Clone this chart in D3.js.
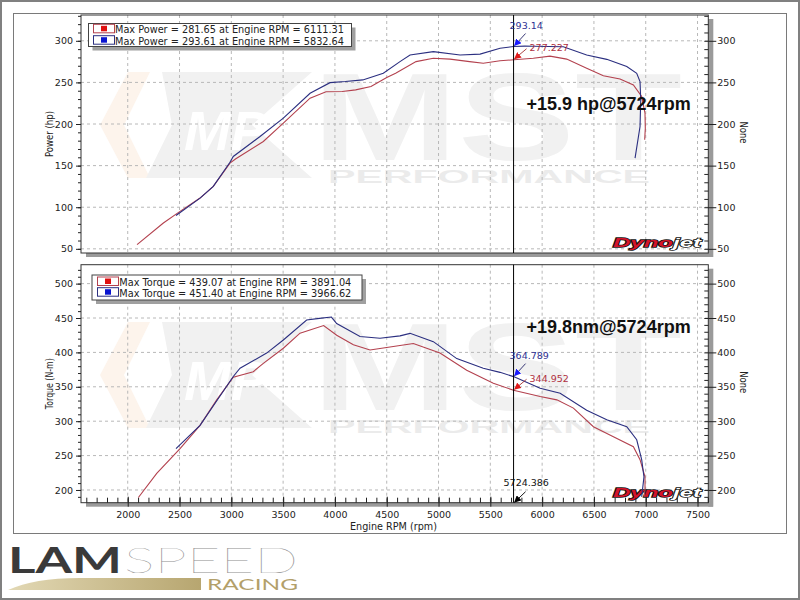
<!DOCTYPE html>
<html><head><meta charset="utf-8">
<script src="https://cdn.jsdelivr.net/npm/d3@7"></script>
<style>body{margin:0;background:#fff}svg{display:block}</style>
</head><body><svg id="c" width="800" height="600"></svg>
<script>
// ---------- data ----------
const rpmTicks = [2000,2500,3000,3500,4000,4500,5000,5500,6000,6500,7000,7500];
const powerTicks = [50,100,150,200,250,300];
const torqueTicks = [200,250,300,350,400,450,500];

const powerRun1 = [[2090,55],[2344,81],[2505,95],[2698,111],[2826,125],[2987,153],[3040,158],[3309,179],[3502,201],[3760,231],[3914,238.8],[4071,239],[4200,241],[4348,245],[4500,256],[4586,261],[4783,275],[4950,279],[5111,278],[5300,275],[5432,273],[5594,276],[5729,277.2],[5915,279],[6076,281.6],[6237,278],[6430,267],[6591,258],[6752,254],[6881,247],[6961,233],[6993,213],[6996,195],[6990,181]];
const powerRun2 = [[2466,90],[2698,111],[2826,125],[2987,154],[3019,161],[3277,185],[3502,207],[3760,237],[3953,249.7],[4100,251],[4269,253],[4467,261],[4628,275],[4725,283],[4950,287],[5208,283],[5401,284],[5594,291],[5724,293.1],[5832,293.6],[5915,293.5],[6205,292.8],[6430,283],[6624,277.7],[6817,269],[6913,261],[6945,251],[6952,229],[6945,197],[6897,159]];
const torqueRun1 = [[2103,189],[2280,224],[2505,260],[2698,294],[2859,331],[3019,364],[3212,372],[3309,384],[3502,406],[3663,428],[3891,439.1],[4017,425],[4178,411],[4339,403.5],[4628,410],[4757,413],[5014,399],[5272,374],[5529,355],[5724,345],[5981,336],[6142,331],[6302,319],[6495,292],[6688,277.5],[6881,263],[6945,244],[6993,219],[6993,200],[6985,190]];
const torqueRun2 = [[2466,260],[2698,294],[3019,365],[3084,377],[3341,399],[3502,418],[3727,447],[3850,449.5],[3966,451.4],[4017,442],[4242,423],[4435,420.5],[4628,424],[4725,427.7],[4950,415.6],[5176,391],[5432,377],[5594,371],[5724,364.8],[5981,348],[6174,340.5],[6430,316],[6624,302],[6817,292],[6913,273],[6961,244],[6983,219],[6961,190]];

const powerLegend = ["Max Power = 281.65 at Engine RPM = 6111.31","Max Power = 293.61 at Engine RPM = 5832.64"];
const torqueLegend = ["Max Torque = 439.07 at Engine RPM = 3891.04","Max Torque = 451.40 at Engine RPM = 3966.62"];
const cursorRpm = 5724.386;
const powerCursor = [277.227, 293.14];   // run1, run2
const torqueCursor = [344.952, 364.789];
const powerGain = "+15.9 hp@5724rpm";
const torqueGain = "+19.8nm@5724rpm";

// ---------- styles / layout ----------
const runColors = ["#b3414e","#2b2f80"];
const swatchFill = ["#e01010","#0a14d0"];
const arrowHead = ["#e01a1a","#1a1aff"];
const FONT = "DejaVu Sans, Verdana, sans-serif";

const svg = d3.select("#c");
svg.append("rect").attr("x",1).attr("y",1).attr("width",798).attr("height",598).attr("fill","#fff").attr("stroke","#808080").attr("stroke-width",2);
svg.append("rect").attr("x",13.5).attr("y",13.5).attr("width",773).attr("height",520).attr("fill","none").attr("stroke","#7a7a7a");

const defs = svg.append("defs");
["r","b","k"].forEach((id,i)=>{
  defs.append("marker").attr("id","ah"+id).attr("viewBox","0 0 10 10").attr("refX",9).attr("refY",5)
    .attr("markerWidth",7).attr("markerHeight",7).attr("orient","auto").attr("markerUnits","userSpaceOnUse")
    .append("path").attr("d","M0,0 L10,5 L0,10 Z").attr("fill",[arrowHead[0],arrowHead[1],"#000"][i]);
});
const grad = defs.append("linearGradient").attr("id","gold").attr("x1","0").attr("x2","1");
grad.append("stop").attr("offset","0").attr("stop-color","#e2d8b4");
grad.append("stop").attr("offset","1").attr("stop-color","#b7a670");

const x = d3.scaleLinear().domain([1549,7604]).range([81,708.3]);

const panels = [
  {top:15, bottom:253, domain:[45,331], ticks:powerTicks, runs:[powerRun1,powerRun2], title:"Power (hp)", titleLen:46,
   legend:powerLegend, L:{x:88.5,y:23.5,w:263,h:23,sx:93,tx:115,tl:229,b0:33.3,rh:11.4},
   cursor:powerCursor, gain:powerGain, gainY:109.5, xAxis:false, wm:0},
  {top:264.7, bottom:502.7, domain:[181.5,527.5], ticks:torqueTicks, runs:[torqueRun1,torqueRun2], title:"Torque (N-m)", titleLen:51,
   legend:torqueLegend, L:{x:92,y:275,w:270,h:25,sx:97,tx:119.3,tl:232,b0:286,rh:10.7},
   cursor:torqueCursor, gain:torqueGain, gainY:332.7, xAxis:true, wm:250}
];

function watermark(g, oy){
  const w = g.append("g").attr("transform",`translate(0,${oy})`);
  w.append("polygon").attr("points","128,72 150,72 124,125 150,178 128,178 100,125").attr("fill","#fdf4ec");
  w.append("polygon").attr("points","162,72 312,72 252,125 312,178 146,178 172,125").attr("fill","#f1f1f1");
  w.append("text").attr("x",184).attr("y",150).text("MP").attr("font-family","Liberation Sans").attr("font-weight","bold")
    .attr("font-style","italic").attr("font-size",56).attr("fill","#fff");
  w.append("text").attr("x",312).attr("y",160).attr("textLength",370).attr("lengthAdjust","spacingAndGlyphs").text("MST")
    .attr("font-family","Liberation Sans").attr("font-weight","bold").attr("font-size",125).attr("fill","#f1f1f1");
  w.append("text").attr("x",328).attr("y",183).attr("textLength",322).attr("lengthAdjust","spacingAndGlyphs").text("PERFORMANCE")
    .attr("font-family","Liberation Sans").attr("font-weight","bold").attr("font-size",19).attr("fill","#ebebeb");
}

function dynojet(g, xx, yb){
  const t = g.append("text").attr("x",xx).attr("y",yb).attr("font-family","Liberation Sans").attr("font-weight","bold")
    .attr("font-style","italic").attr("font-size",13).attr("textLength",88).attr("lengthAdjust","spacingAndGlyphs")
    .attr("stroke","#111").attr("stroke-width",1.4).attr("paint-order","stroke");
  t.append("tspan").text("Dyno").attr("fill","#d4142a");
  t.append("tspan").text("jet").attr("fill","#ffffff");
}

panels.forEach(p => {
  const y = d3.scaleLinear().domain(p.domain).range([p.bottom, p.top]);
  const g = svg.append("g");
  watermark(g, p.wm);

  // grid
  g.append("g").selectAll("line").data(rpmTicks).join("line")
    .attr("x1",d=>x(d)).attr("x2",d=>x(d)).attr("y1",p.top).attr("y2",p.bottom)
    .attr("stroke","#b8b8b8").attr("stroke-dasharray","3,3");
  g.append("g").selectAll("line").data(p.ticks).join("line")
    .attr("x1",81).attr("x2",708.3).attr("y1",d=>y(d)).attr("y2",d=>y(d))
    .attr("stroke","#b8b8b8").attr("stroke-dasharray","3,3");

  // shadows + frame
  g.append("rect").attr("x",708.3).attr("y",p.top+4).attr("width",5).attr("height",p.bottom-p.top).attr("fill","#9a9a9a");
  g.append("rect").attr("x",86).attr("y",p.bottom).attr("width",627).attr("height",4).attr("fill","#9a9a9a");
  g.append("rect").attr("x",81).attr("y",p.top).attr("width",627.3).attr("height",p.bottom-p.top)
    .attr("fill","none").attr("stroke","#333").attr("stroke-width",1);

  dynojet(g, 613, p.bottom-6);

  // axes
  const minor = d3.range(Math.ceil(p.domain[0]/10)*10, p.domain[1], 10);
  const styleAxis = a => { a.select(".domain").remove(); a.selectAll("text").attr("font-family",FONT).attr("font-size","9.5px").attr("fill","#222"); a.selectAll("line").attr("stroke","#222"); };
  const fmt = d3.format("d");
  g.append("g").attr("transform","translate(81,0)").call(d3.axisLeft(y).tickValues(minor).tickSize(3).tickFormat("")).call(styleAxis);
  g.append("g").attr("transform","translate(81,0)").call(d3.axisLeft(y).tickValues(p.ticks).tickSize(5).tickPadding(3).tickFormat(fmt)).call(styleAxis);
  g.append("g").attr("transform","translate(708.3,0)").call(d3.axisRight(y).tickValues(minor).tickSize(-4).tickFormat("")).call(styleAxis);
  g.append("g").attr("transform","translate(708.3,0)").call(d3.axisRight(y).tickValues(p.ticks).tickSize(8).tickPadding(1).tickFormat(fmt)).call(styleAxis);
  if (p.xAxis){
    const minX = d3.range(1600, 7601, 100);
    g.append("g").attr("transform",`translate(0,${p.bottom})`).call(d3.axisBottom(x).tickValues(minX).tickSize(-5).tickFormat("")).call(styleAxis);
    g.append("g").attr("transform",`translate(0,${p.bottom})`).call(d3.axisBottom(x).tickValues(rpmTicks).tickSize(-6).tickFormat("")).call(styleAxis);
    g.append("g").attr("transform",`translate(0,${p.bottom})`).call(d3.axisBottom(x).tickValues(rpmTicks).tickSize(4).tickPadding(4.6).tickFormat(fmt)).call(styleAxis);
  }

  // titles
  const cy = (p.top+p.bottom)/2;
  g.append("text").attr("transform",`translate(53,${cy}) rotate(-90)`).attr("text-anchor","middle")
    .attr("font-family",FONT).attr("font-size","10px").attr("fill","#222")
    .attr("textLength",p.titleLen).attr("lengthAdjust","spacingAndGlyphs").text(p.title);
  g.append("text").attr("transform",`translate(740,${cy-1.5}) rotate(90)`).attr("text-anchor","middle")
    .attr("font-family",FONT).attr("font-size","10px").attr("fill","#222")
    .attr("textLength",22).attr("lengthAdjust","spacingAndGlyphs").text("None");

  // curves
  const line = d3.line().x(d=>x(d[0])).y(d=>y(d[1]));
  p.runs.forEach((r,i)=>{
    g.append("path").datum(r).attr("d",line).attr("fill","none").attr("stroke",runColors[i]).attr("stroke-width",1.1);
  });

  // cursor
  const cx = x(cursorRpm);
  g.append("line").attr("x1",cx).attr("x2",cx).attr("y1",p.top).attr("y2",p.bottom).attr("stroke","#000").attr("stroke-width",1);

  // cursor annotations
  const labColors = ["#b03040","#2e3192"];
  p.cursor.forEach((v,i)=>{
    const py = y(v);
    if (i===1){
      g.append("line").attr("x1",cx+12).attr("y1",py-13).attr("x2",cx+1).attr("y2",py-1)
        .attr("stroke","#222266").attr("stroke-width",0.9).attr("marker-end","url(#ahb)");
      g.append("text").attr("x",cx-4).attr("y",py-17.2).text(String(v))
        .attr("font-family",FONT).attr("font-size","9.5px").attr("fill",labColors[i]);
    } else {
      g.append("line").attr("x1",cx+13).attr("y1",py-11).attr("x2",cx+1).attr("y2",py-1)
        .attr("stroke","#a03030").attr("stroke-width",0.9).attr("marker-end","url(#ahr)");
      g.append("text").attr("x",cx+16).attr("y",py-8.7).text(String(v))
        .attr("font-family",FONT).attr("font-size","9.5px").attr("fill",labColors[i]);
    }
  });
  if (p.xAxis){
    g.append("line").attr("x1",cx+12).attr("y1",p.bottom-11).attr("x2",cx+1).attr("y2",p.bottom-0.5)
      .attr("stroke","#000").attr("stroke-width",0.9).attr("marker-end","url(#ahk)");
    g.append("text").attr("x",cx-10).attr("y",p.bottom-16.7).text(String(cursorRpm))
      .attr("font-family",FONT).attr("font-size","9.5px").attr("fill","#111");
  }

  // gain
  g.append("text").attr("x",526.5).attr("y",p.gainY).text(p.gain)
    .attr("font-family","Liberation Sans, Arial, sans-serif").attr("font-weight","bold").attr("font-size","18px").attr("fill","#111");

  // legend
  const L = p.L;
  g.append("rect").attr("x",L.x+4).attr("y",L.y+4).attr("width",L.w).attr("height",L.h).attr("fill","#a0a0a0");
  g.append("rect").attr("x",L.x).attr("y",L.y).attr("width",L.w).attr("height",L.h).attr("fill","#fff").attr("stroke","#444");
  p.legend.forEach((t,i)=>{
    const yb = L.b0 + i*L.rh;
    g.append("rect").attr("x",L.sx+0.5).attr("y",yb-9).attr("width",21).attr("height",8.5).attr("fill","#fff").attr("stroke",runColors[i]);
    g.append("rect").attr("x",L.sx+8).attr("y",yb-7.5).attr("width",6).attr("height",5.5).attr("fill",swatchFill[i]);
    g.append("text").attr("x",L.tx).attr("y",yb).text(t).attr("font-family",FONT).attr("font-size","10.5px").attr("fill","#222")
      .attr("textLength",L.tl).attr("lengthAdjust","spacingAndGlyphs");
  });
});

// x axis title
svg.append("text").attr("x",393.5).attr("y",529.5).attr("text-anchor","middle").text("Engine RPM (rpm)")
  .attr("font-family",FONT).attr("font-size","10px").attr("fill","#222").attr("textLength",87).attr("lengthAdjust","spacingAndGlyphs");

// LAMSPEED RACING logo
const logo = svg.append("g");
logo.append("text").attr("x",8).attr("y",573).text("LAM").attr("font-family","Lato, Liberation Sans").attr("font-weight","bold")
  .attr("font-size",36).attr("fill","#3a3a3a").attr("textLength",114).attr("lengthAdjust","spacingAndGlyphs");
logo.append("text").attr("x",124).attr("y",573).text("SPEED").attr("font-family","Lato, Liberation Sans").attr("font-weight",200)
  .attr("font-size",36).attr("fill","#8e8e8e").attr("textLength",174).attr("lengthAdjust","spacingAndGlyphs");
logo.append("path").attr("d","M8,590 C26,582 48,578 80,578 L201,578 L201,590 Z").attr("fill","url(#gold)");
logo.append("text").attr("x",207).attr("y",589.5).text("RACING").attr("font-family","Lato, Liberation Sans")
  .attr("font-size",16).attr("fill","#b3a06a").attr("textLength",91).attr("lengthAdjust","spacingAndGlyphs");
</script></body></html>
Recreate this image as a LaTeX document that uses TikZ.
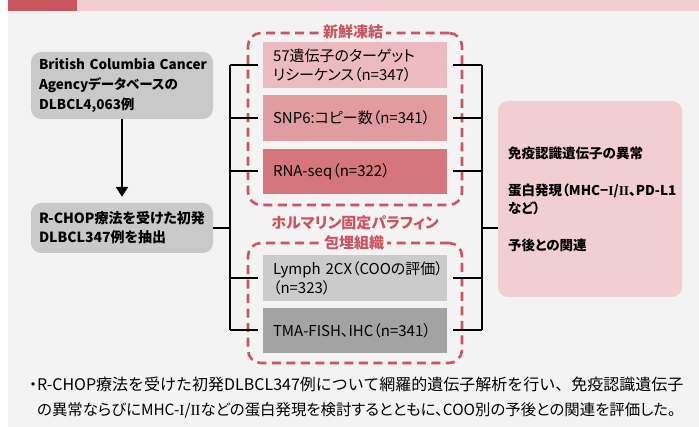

-=-=-

Reproduce the material above exactly, first line through the line that contains "const torqueTicks = [200,250,300,350,400,450,500];", minus the pictures.

Clone this chart in D3.js.
<!DOCTYPE html>
<html><head><meta charset="utf-8">
<script src="https://cdn.jsdelivr.net/npm/d3@7"></script>
<style>body{margin:0;background:#fff}svg{display:block}</style>
</head><body><svg id="c" width="800" height="600"></svg>
<script>
// ---------- data ----------
const rpmTicks = [2000,2500,3000,3500,4000,4500,5000,5500,6000,6500,7000,7500];
const powerTicks = [50,100,150,200,250,300];
const torqueTicks = [200,250,300,350,400,450,500];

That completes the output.